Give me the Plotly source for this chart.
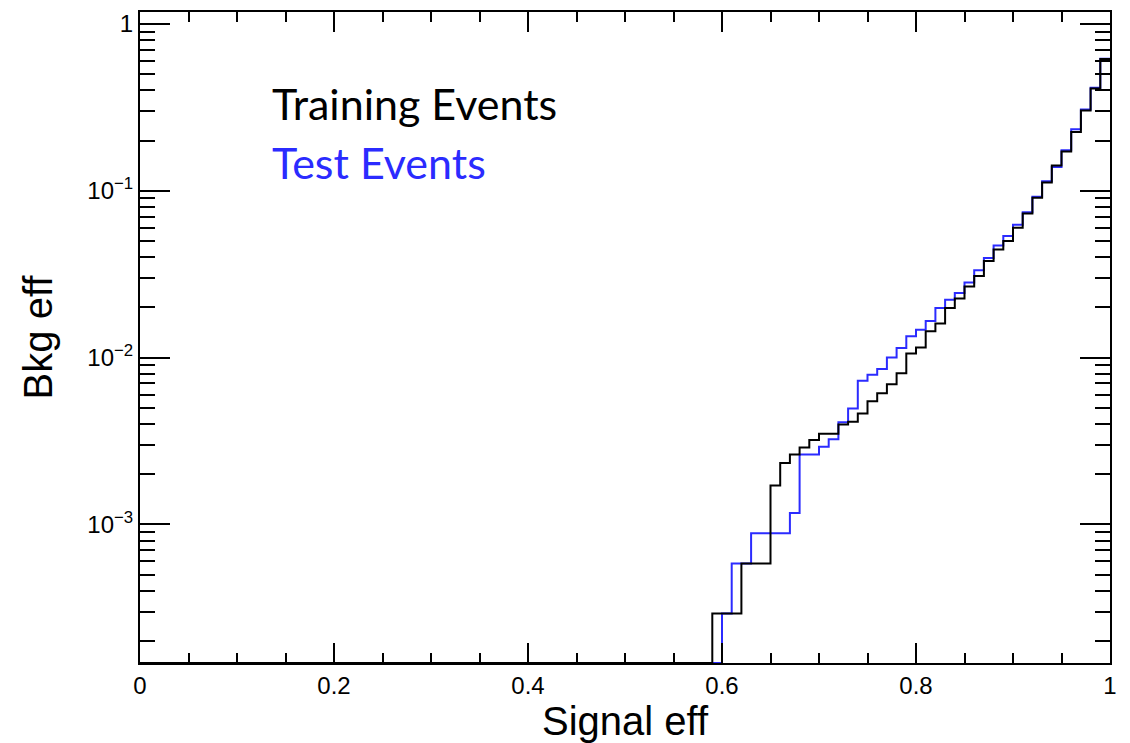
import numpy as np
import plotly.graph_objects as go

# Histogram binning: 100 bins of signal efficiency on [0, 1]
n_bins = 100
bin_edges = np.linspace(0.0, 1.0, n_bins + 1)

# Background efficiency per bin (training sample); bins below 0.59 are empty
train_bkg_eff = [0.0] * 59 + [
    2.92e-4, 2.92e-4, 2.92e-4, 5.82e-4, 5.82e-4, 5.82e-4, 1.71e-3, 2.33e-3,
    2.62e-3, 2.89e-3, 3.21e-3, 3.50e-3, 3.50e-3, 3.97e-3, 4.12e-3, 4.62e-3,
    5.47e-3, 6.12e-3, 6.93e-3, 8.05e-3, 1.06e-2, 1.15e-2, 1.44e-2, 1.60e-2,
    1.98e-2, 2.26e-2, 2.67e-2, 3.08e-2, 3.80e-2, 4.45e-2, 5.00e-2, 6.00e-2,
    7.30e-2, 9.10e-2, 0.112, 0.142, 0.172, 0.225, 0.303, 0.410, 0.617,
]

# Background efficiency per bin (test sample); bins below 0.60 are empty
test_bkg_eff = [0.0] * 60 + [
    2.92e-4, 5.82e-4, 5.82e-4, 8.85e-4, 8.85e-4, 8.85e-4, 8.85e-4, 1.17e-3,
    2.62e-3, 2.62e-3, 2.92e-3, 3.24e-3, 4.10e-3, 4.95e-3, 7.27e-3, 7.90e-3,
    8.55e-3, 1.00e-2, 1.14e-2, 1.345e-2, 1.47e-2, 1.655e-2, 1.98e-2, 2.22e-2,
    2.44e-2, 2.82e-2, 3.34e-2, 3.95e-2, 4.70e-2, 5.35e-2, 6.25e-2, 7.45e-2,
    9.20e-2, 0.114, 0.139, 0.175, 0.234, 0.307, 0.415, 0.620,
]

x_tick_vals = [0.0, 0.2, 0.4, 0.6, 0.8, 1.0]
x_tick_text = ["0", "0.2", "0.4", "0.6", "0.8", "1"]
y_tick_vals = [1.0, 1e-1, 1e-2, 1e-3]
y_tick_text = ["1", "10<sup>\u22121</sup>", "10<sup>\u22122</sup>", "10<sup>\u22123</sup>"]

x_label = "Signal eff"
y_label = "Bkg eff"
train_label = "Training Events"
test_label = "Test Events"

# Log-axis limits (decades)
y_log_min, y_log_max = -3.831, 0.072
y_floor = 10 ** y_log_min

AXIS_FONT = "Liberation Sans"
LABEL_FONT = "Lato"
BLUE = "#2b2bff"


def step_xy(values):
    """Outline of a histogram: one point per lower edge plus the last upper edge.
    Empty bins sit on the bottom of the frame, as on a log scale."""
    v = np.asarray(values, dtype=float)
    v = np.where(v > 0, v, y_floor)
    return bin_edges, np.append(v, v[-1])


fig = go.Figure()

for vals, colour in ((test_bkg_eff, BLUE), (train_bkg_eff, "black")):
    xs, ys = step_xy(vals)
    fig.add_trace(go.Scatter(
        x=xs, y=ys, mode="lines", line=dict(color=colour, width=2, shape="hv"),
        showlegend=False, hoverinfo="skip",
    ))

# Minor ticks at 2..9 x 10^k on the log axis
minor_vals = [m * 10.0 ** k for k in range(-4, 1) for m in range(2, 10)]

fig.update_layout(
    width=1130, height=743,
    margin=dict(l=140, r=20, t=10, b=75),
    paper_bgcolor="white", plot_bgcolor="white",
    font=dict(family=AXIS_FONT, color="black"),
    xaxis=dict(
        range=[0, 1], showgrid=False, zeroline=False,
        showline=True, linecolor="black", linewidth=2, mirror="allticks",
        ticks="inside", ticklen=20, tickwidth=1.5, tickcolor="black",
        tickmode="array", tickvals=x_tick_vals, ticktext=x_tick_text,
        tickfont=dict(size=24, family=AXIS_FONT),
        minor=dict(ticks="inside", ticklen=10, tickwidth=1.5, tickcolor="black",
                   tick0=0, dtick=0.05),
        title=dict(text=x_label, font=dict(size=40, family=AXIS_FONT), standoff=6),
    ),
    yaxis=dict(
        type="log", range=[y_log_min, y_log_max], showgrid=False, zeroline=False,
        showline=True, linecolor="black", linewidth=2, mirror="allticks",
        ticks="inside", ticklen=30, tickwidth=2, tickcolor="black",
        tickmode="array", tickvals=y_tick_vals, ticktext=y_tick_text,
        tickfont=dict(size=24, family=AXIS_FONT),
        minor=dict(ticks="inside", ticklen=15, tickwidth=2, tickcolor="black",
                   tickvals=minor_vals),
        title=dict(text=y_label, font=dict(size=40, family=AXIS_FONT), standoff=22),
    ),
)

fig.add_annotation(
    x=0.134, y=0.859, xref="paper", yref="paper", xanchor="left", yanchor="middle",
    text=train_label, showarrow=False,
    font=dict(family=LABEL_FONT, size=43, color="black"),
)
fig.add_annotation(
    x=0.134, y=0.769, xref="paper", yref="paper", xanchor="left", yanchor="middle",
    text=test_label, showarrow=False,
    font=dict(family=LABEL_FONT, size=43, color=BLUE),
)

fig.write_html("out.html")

===

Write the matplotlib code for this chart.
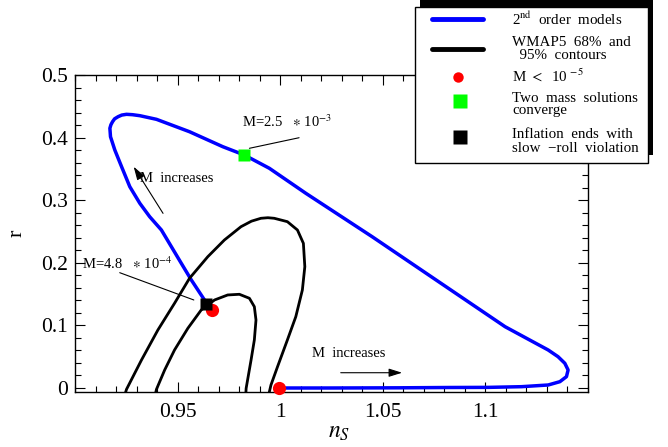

===

### Exercise aim
Only the lines from the one bearing "Give me the Plotly source for this chart." to the one bearing "bin_edges = np.linspace(0.0, 1.0, n_bins + 1)", both included, should be restated word for word, with pictures left out.

### Full output
Give me the Plotly source for this chart.
import numpy as np
import plotly.graph_objects as go

# Histogram binning: 100 bins of signal efficiency on [0, 1]
n_bins = 100
bin_edges = np.linspace(0.0, 1.0, n_bins + 1)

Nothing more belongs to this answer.